The Germans have a word—zeitgeist—that needs to appear somewhere in this story (so it might as well be here). It loosely translates to “spirit of the times,” and it seems fair to note that the easy partnership with Howell and all the assistance the project is getting reflects, in part, the growing awareness and interest in the origins of food. (The project benefits from Otterbein University student volunteers, paid interns from the Urban League and people who show up at Cafe Bella regularly to help.)
“There is a problem with the supply of food to hungry people—and I think it’s predominantly because of the disconnect we modern people have with food and where it comes from,” Withers says. “To oversimplify it, a lot of people think tomatoes come from Aisle 4 always wrapped in plastic.”
It’s a bright Wednesday morning and the Choice Pantry of the Central Seventh-day Adventist Church on Oak and 18th isn’t set to throw open its doors for another 45 minutes.
But that hasn’t stopped a crowd from gathering—they’re the lucky ones because they called and called and called beginning at 9 am the previous Tuesday until they could ring through on the pantry’s only phone line. There are spots for just 80 families a week, and you can only walk into the pantry once a month.
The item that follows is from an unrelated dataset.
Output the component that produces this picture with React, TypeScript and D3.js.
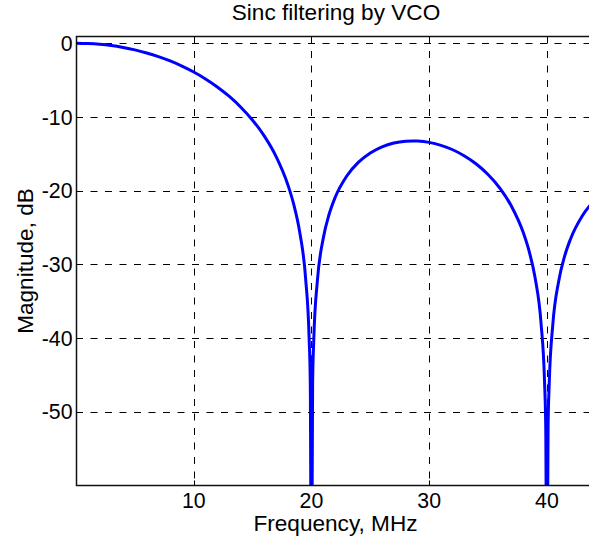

It looks as if most of the folks here are very old, very young or very sick. A few come with walkers, a few more shuffle along with canes. Everyone waits patiently as several dollies full of plants are wheeled by and then through the pantry doors. The crowd murmurs approvingly.
One of those in line is Alice Willis, who’s resting on a cane. A stroke a few years back has slowed her, causing her to seek help at the pantry. She lights up when she talks about the pepper plant she got last month from the Giving Garden program.
“I love it because when I pull back my patio drape, I can see all my little peppers growing—it’s like a little piece of life,” Willis says. “It makes you think of life.”
Howell, wearing a VISTA T-shirt, emerges through the pantry door. She barks out orders to her charges like a hard-nosed Marine instructor addressing fresh recruits. “Let me know that you are here when I call your name,” she says emphatically. “Please line up in the order I call you.”
Willis begins to pick her way through the waiting crowd, walking slowly toward the door. “I hope I can get another plant this week,” she says, nodding her head slowly as her hoop earrings bob ever so slightly in the morning light. “I don’t know if I’ll get one because I’m pretty far back on the list, but I hope so.”
Aaron Marshall is a freelance writer.